Did Gov. Bill Richardson go against his own word and step into the leadership battle in the state Senate?
He isn’t saying, but some Democratic senators say they believe he’s doing just that by pushing some senators to back Carlos Cisneros, D-Questa, instead of Tim Jennings, D-Roswell, to be Senate president pro tem. The caucus on Sunday nominated Cisneros to replace Jennings in the job, but Jennings says he intends to seek GOP support to keep the position.
“Everybody tells me that he did,” Jennings was quoted by the New Mexico Independent as saying about Richardson’s alleged intervention. “Whether they have the courage to tell you I don’t know. People tell me he called people up to the office.”
Sen. Mary Kay Papen, D-Las Cruces and a Jennings supporter, also said she had heard about such meetings, but she didn’t know the names of any who had met with Richardson.
A Richardson spokesman didn’t return two phone calls for comment, according to the Independent’s article. He also has not responded to an e-mail request for comment from me.
Here’s what Richardson said on Nov. 5, the day after the election, according to the Independent:
“I don’t interfere in legislative leadership races. But I think the Sen. Jennings is going to have to answer to his caucus in how he interfered in race that the Democrat won,” Richardson said.
Jennings recorded a robocall and radio ad decrying negative attacks against outgoing Senate Minority Whip Leonard Lee Rawson, R-Las Cruces, who narrowly lost to Democrat Steve Fischmann on Nov. 4.
Sen. Dede Feldman, D-Albuquerque, told me that there’s something else behind the leadership battle.

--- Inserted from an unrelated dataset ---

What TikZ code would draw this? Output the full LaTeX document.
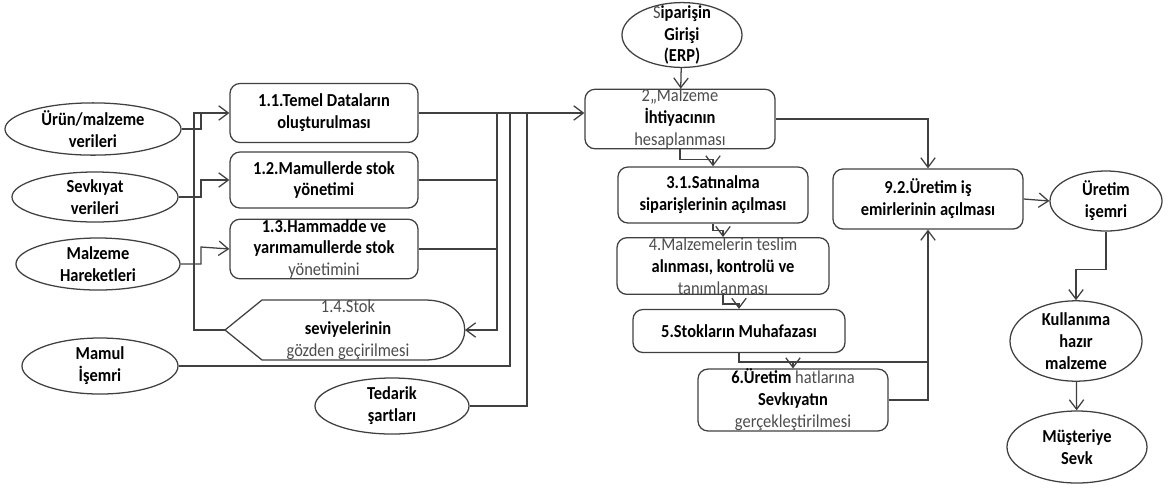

“The New Mexico Senate is the last stand for Republicans,” she said. “They’ve lost every other office in the state, and so now they have a chance to gain the New Mexico Senate and they’re going to go for it, and they have their allies.”
Whether they have enough allies to defeat Cisneros is the question. Sen. Majority Whip Mary Jane Garcia, D-Doña Ana, told the Independent that she supports Cisneros and he has “the bulk of the Democratic votes in the caucus.” Papen, on the other hand, said there were “quite a large number of votes that went to Sen. Jennings.”
The tally from the secret vote hasn’t been released publicly, so no one seems to know with certainty what will happen.